* start *

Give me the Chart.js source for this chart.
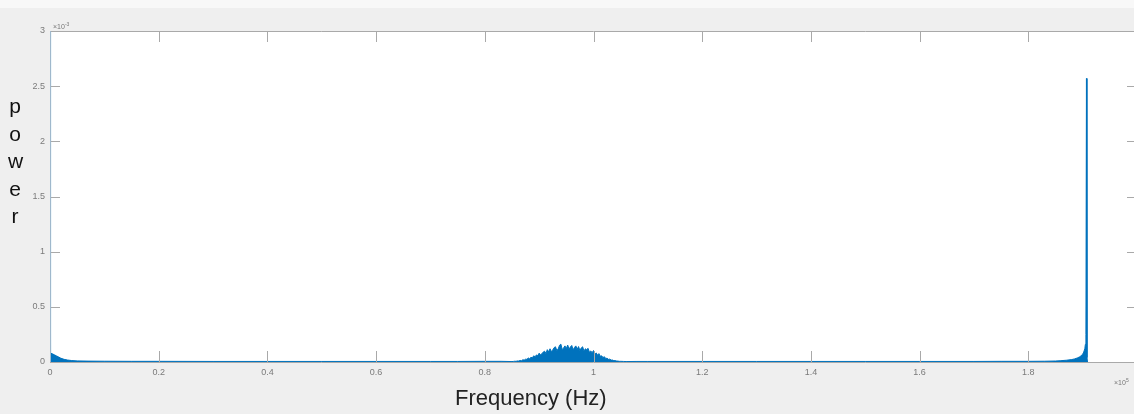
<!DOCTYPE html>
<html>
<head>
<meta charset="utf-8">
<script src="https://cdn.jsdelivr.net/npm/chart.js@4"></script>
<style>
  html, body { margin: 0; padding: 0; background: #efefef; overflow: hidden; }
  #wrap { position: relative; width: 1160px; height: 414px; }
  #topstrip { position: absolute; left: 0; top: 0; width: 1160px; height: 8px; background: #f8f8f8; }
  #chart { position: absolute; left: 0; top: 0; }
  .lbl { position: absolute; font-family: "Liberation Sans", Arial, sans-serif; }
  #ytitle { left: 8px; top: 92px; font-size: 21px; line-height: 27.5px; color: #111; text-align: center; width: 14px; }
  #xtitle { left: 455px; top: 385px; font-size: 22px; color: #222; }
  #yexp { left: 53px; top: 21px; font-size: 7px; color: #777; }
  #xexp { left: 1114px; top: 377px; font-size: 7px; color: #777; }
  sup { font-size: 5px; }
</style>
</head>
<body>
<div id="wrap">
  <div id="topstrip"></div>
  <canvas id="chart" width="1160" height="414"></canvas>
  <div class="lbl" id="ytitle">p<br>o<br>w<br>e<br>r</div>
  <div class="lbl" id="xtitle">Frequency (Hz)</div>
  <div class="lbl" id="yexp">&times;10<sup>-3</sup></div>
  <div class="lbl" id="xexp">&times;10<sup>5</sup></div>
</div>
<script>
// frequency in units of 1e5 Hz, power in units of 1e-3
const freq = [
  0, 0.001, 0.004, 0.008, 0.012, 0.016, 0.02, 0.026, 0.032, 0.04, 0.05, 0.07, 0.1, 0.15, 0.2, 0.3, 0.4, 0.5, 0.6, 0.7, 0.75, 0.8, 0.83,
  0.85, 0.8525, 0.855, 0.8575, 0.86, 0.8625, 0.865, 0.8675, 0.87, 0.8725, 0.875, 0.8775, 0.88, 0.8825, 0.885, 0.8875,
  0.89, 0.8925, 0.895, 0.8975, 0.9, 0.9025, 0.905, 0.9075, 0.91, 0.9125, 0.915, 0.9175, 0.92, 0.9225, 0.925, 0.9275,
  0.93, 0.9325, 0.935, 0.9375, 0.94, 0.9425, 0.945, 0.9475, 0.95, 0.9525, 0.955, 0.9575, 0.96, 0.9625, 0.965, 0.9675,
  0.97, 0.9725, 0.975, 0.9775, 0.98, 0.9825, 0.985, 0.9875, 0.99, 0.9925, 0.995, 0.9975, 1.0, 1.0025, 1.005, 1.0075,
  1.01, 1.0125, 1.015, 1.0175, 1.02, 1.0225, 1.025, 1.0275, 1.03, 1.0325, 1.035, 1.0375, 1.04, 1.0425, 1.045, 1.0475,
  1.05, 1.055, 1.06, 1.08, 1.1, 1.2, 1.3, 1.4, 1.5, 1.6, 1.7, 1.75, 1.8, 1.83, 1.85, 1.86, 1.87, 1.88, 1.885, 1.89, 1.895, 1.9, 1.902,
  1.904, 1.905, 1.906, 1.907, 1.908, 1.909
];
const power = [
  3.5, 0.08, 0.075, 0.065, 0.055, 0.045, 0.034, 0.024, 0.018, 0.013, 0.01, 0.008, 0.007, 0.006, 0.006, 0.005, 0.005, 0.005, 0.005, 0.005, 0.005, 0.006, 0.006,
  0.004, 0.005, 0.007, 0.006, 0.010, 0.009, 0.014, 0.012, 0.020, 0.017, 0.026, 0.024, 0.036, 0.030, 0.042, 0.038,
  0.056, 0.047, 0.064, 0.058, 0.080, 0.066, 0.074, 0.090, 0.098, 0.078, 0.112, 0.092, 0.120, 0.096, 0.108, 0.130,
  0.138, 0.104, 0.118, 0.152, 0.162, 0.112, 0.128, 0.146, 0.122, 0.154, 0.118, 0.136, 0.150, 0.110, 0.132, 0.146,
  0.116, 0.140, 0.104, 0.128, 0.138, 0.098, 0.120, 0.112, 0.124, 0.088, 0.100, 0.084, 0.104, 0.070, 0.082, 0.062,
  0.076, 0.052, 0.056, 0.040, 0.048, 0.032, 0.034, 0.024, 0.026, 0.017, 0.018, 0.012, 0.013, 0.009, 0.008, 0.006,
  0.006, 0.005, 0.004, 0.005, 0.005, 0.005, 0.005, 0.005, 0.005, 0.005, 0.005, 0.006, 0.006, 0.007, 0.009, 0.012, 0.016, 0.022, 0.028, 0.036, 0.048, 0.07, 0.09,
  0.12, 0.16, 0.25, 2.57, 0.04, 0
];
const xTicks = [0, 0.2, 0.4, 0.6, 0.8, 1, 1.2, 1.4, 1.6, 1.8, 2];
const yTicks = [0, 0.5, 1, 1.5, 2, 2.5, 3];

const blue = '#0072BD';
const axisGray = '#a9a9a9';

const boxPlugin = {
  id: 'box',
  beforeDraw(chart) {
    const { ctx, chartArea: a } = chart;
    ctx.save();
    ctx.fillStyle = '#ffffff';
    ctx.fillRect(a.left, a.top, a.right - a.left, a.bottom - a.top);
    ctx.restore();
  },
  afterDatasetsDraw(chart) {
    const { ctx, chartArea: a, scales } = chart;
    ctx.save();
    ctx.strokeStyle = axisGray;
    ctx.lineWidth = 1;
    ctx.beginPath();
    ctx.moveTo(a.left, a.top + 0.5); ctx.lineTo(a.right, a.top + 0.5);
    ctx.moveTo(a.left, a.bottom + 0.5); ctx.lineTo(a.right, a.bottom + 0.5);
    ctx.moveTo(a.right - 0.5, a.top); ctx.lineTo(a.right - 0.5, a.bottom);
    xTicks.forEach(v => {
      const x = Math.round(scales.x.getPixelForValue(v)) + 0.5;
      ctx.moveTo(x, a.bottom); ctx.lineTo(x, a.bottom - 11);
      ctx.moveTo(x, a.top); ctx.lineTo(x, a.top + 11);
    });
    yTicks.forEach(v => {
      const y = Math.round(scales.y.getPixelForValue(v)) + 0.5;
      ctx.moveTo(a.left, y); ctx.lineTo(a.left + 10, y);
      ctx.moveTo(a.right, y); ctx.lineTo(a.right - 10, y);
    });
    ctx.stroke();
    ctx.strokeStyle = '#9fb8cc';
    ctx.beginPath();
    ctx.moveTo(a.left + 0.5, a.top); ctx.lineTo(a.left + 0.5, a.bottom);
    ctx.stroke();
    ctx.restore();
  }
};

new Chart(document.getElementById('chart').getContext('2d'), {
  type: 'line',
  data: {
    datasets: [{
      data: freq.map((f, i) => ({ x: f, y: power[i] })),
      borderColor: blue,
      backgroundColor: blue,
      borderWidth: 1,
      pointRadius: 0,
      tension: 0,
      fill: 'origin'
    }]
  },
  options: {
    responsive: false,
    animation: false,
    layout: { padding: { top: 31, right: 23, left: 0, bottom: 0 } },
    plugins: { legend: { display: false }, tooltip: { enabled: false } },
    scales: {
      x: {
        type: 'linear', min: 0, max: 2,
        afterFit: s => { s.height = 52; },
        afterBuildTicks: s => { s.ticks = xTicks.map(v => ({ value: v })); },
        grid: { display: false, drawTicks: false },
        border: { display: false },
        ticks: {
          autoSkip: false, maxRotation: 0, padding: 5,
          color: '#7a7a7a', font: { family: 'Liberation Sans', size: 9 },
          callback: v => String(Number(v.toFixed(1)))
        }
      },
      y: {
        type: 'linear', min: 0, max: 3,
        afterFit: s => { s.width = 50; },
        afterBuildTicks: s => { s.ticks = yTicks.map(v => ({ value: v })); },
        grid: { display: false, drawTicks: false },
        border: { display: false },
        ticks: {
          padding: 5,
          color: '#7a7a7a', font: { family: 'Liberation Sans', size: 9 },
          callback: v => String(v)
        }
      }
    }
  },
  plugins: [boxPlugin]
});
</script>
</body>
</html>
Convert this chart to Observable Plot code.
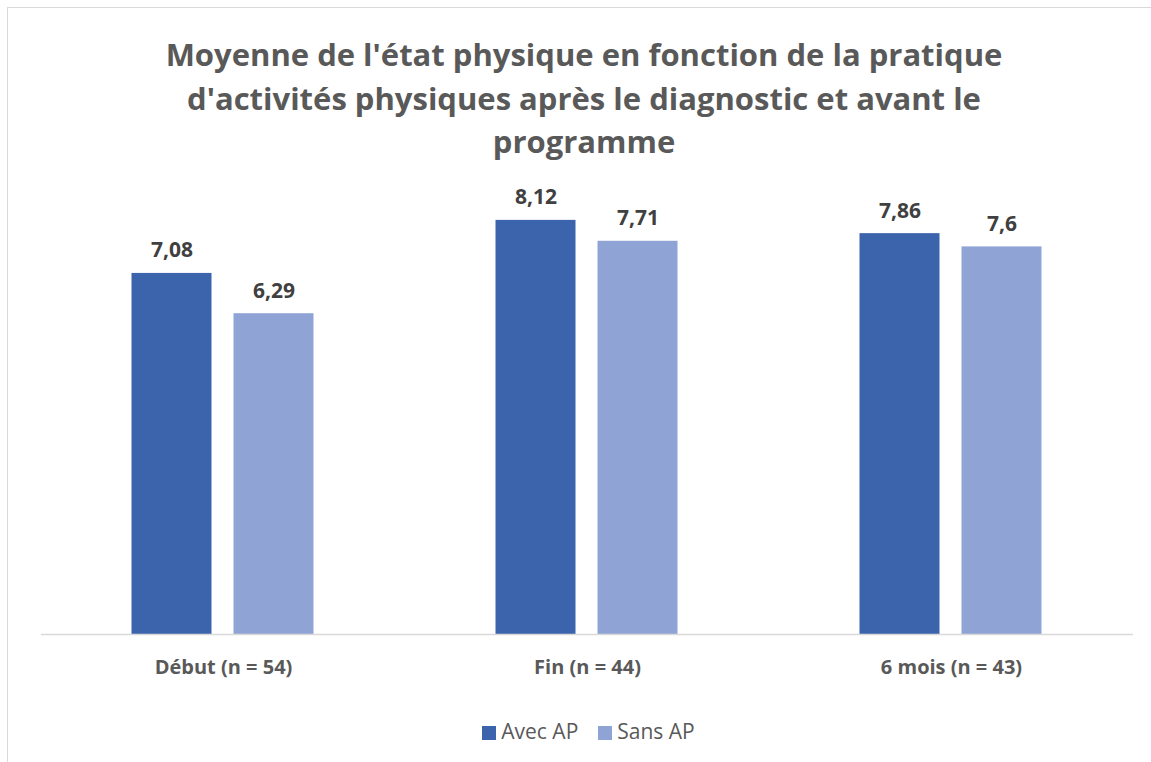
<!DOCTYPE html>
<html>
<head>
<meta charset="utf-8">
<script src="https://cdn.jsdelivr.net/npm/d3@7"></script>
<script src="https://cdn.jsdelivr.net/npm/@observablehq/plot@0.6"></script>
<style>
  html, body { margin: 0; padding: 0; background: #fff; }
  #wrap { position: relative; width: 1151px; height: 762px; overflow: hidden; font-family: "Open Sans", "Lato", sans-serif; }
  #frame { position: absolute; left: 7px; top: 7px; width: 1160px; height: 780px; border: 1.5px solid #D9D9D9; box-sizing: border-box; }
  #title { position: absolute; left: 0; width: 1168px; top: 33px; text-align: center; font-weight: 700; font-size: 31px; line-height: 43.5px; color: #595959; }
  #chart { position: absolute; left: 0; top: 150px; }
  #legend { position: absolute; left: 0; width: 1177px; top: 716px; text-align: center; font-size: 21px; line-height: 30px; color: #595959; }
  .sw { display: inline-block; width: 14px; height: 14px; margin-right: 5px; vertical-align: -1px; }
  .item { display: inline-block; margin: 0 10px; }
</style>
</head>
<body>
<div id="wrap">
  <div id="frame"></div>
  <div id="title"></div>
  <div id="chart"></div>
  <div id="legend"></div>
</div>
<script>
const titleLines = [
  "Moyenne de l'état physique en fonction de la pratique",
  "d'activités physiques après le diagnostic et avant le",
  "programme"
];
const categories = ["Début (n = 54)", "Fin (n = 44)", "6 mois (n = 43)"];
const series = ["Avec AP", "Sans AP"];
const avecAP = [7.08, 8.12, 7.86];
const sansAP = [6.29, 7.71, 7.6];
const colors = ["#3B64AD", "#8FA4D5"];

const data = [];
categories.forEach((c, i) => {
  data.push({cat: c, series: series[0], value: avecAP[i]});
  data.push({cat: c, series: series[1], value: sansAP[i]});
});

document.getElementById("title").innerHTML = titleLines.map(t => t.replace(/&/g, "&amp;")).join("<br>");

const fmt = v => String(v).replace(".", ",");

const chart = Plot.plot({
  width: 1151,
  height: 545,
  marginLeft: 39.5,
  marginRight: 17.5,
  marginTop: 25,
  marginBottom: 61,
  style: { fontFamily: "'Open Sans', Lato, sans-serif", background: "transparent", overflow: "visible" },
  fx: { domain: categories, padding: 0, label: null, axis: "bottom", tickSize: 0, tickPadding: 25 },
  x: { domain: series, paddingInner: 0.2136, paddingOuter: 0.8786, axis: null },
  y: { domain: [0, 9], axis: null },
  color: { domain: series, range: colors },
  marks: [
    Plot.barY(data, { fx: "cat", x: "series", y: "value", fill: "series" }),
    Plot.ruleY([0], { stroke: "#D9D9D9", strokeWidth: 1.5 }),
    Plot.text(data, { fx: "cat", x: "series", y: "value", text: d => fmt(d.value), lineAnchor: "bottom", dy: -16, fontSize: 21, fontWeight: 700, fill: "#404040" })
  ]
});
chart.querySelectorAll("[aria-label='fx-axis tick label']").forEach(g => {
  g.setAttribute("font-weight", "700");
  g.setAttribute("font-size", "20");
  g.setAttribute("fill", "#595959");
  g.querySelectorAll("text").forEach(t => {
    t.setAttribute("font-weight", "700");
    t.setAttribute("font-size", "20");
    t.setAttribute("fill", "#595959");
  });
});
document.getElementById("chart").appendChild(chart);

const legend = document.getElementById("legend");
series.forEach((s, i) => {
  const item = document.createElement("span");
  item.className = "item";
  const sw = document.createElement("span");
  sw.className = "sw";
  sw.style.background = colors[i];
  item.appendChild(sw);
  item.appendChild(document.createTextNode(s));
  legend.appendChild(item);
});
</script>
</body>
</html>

* end *

◆ **TASK PROMPT**
Find the word "this" in the entries above and gather every line that holds it.

◆ **FINISHED EXERCISE**
Give me the Chart.js source for this chart.
Convert this chart to Observable Plot code.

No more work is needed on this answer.